30 April 2018

Aeon: Against marriage

So marriage is not singled out by commitment, or permanence, or children, or love. It is also not distinguished by religion: some marriages are religious; but many aren’t. The real distinction between marriage and unmarried partnership is the role of the state. Marriage is a form of relationship recognised and regulated by the state. [...]

In a marriage regime, the legal rights and duties that are given to married people are given to them just because they are married, and not because they are engaging in relationship practices that create vulnerability or are unique to marriage. [...]

The legal rights and duties of marriage have also been profoundly gender-unequal in many countries. English law recognised the possibility of marital rape only in 1991; before then, husbands coercing their wives into sex had committed no crime. Married women in various times and places have had no legal rights to their own children, no rights to own property independently of their husbands, no rights to resist marital violence, no rights to divorce.

Parents may be permitted to authorise their children’s marriage, which typically means forcing young girls to marry older men and thus to submit to sexual abuse and rape.
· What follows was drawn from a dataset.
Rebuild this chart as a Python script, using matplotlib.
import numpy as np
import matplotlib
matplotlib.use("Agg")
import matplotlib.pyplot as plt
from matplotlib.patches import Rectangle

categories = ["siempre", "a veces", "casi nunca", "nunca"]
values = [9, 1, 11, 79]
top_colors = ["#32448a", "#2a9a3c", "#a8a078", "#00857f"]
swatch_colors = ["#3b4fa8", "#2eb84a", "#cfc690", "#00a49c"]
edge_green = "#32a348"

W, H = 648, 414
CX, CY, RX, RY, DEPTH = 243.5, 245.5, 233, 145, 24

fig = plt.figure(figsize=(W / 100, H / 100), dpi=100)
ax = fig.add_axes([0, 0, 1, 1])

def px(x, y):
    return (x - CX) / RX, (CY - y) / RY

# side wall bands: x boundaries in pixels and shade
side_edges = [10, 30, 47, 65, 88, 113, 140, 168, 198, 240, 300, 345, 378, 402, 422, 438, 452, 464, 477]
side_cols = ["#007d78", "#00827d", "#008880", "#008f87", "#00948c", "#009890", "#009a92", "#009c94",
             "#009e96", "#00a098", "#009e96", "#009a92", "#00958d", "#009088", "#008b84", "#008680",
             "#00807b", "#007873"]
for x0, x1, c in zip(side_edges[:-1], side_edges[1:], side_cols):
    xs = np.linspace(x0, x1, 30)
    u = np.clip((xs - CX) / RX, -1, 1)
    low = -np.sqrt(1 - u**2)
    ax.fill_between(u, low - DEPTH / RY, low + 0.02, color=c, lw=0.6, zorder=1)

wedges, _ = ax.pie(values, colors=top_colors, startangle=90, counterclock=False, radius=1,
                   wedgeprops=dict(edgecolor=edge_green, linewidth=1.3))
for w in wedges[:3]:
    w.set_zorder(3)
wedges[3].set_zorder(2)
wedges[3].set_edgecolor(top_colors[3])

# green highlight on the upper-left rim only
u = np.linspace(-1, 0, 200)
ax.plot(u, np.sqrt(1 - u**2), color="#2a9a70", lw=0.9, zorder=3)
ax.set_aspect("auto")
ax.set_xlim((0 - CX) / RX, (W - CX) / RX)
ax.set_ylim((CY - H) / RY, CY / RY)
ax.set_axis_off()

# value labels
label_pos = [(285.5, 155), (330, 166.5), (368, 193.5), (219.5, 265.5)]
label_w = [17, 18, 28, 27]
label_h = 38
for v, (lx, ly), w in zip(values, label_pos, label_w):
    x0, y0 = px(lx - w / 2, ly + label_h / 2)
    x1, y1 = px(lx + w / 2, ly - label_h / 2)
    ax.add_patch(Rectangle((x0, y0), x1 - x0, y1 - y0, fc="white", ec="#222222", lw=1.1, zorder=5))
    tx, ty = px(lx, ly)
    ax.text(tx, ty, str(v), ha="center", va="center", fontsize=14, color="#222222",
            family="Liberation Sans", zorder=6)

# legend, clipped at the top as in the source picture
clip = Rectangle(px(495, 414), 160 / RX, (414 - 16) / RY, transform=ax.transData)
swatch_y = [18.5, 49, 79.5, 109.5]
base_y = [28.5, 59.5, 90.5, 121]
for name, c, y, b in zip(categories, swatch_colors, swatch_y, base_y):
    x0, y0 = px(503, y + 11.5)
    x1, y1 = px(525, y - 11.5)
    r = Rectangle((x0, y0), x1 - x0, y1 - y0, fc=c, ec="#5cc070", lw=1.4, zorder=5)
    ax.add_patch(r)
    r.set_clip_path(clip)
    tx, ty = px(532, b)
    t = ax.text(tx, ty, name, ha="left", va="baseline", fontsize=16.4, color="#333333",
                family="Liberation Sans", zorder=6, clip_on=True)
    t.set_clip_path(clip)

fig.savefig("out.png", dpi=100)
Child marriage of this sort happens not only in parts of the world where arranged marriage is common, such as India, Africa and the Middle East, but also in countries where the dominant form of marriage is romantic. For example, children as young as 10 have been married in the United States in recent years, under laws that allow children to be married if they have parental consent, or a judge’s approval, or are pregnant – even if they are under the age of sexual consent and therefore are pregnant as the result of statutory rape. [...]
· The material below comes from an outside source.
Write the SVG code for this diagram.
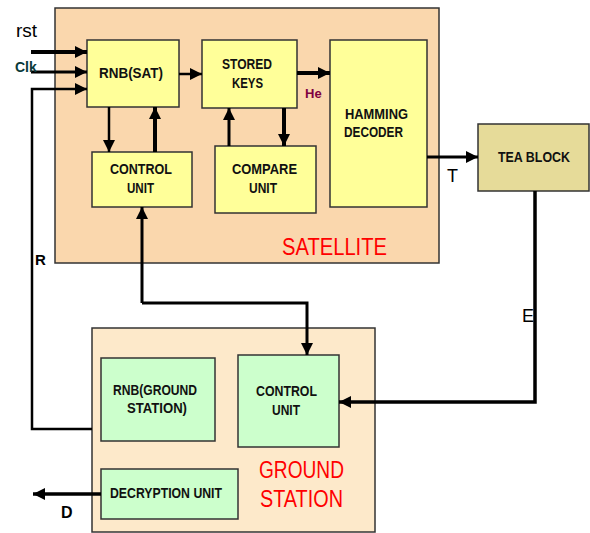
<svg xmlns="http://www.w3.org/2000/svg" width="590" height="533" viewBox="0 0 590 533">
<defs>
<marker id="ah" markerUnits="userSpaceOnUse" markerWidth="14" markerHeight="12" refX="12" refY="6" orient="auto">
<path d="M0,0 L12,6 L0,12 z" fill="#000"/>
</marker>
<style>
.box{stroke:#333;stroke-width:1.5}
.sat{fill:#FAD7AD}
.gs{fill:#FDE9CA}
.yel{fill:#FFFF99}
.grn{fill:#CCFFCC}
.tea{fill:#E6DB99}
.lbl{font-family:"Liberation Sans",Arial,sans-serif;font-weight:bold;font-size:15px;fill:#111}
.red{font-family:"Liberation Sans",Arial,sans-serif;font-size:23px;fill:#FF0000}
.ln{fill:none;stroke:#000;stroke-width:3}
.sig{font-family:"Liberation Sans",Arial,sans-serif;fill:#000}
</style>
</defs>

<g id="satellite">
<rect class="box sat" x="55" y="8" width="384" height="255"/>
<text class="red" x="282" y="255" textLength="105" lengthAdjust="spacingAndGlyphs">SATELLITE</text>
</g>
<g id="ground-station">
<rect class="box gs" x="92" y="328" width="283" height="204"/>
<text class="red" x="259" y="478" textLength="85" lengthAdjust="spacingAndGlyphs">GROUND</text>
<text class="red" x="260" y="507" textLength="83" lengthAdjust="spacingAndGlyphs">STATION</text>
</g>

<g id="rnb-sat">
<rect class="box yel" x="87" y="40" width="92" height="67"/>
<text class="lbl" x="99" y="78" textLength="64" lengthAdjust="spacingAndGlyphs">RNB(SAT)</text>
</g>
<g id="stored-keys">
<rect class="box yel" x="202" y="40" width="95" height="68"/>
<text class="lbl" x="222" y="69" textLength="50" lengthAdjust="spacingAndGlyphs">STORED</text>
<text class="lbl" x="232" y="88" textLength="31" lengthAdjust="spacingAndGlyphs">KEYS</text>
</g>
<g id="hamming-decoder">
<rect class="box yel" x="330" y="40" width="97" height="167"/>
<text class="lbl" x="345" y="119" textLength="63" lengthAdjust="spacingAndGlyphs">HAMMING</text>
<text class="lbl" x="344" y="137" textLength="59" lengthAdjust="spacingAndGlyphs">DECODER</text>
</g>
<g id="control-unit-sat">
<rect class="box yel" x="92" y="152" width="100" height="55"/>
<text class="lbl" x="110" y="174" textLength="62" lengthAdjust="spacingAndGlyphs">CONTROL</text>
<text class="lbl" x="127" y="193" textLength="27" lengthAdjust="spacingAndGlyphs">UNIT</text>
</g>
<g id="compare-unit">
<rect class="box yel" x="215" y="146" width="101" height="67"/>
<text class="lbl" x="232" y="174" textLength="65" lengthAdjust="spacingAndGlyphs">COMPARE</text>
<text class="lbl" x="249" y="193" textLength="28" lengthAdjust="spacingAndGlyphs">UNIT</text>
</g>
<g id="tea-block">
<rect class="box tea" x="478" y="124" width="111" height="67"/>
<text class="lbl" x="498" y="162" textLength="72" lengthAdjust="spacingAndGlyphs">TEA BLOCK</text>
</g>
<g id="rnb-ground">
<rect class="box grn" x="101" y="358" width="114" height="83"/>
<text class="lbl" x="113" y="395" textLength="84" lengthAdjust="spacingAndGlyphs">RNB(GROUND</text>
<text class="lbl" x="127" y="413" textLength="60" lengthAdjust="spacingAndGlyphs">STATION)</text>
</g>
<g id="control-unit-ground">
<rect class="box grn" x="238" y="355" width="101" height="92"/>
<text class="lbl" x="256" y="396" textLength="61" lengthAdjust="spacingAndGlyphs">CONTROL</text>
<text class="lbl" x="272" y="415" textLength="28" lengthAdjust="spacingAndGlyphs">UNIT</text>
</g>
<g id="decryption-unit">
<rect class="box grn" x="101" y="469" width="137" height="50"/>
<text class="lbl" x="110" y="498" textLength="112" lengthAdjust="spacingAndGlyphs">DECRYPTION UNIT</text>
</g>

<g id="connectors">
<path class="ln" style="stroke-width:4" d="M31,52 L87,52" marker-end="url(#ah)"/>
<path class="ln" d="M31,72 L87,72" marker-end="url(#ah)"/>
<path class="ln" style="stroke-width:2.5" d="M92,429 L32,429 L32,89 L87,89" marker-end="url(#ah)"/>
<path class="ln" style="stroke-width:2.5" d="M179,74 L202,74" marker-end="url(#ah)"/>
<path class="ln" style="stroke-width:4" d="M297,73 L330,73" marker-end="url(#ah)"/>
<path class="ln" style="stroke-width:2.5" d="M109,107 L109,152" marker-end="url(#ah)"/>
<path class="ln" style="stroke-width:4" d="M155,152 L155,107" marker-end="url(#ah)"/>
<path class="ln" style="stroke-width:3" d="M229,146 L229,108" marker-end="url(#ah)"/>
<path class="ln" style="stroke-width:4" d="M284,108 L284,146" marker-end="url(#ah)"/>
<path class="ln" style="stroke-width:3" d="M427,157 L478,157" marker-end="url(#ah)"/>
<path class="ln" style="stroke-width:3.5" d="M535,191 L535,402 L339,402" marker-end="url(#ah)"/>
<path class="ln" d="M142,303 L142,207" marker-end="url(#ah)"/>
<path class="ln" d="M142,303 L307,303 L307,355" marker-end="url(#ah)"/>
<path class="ln" style="stroke-width:3.5" d="M101,494 L33,494" marker-end="url(#ah)"/>
</g>

<g id="signal-labels">
<text class="sig" x="16" y="37" font-size="19">rst</text>
<text class="sig" x="15" y="72" font-size="14" font-weight="bold" style="fill:#0a3a3a">Clk</text>
<text class="sig" x="305" y="98" font-size="13" font-weight="bold" style="fill:#800040">He</text>
<text class="sig" x="447" y="182" font-size="18">T</text>
<text class="sig" x="522" y="322" font-size="18">E</text>
<text class="sig" x="35" y="265" font-size="15" font-weight="bold">R</text>
<text class="sig" x="61" y="518" font-size="16" font-weight="bold">D</text>
</g>
</svg>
State-recognised marriage means treating married couples differently from unmarried couples in stable, permanent, monogamous sexual relationships. It means treating people in sexual relationships differently from those in non-sexual or caring relationships. It means treating those in couples differently from those who are single or polyamorous. It expresses the official view that sexual partnership is both the ultimate goal and the assumed norm. It expresses the assumption that central relationship practices – parenting, cohabitation, financial dependence, migration, care, next-of-kinship, inheritance, sex – are bundled together into one dominant relationship. And so it denies people rights that they need in relation to one practice unless they also engage in all the others and sanctify that arrangement via the state.